Heartland NZ lifts 1H profit by 9.2% on improved retail, business and rural earnings
Feb. 25 (BusinessDesk) – Heartland New Zealand, which gained bank registration in December, posted a 9.2 percent gain in first-half profit on increased earnings from retail, business and rural lending and a reduction in costs.
Profit rose to $10.7 million in the six months ended Dec. 31, from $9.8 million a year earlier, the Christchurch-based company said in a statement. Net operating income rose 15 percent to $51.8 million, while operating expenses fell 10 percent to $31.9 million.
Growth in the net operating income mainly reflected the acquisition of PGG Wrightson Finance in August 2011 and lower cost of funds, the company said.
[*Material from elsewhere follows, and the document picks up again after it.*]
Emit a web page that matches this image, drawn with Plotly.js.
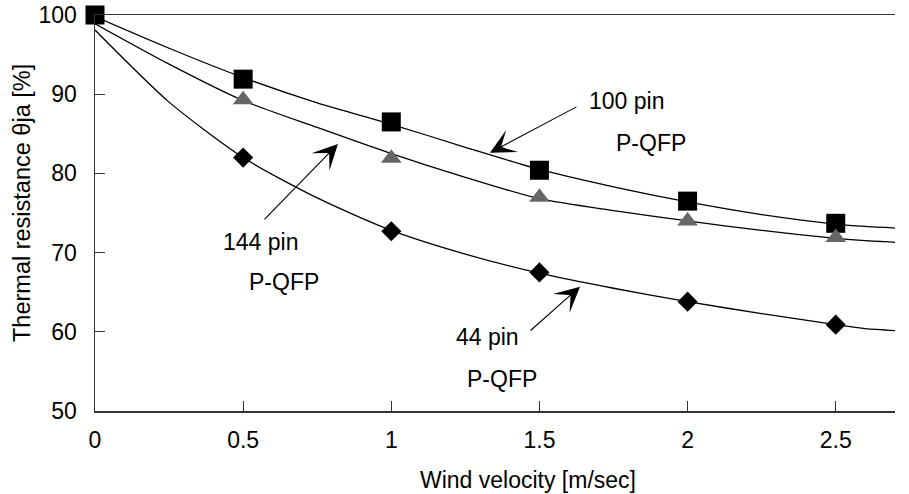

That more than offset a wider $5.28 million loss from the non-core property businesses acquired from Marac as part of the merger that created the company. The year-earlier loss was $1.2 million. Heartland took a $4 million impairment expense against the property book, up from impairments of $1.6 million a year earlier.
Heartland shares rose 2.7 percent to 75 cents after the results, which beat brokerage First NZ Capital’s forecast of $11.1 million profit. It will pay a first-half dividend of 2 cents a share on April 5 to shareholders on the register as at March 20.
Net impaired, restructured and past due loans over 90 days were $80.2 million as at Dec. 31, down from $90.5 million a year earlier and mainly reflecting the non-core property book, which consists of $87.9 million of receivables and $55.3 million of investment properties.
The company has embarked on a review of its plan for a managed exit from non-core property over five years.
The receivables book for retail and consumer, the biggest unit of the company’s core business, fell by $9 million to $945.8 million, while net operating income rose 2.3 percent to $24.1 million. Heartland said strong motor vehicle receivables growth was offset by a shrinking residential mortgage book in the face of a competitive market. Profit rose to $17 million from $14.9 million.
Business receivables shrank by 9.7 million to $530.5 million, which it said reflected higher levels of repayments “in a low credit growth market.” Business profit rose to $8.9 million from $5.5 million a year earlier.
The rural receivables book grew to $480.6 million from $478.6 million, which it said reflected low seasonal demand in livestock trading and a low credit growth environment. It expects a pickup in the second half. Rural earnings rose to $8.7 million from $5.1 million.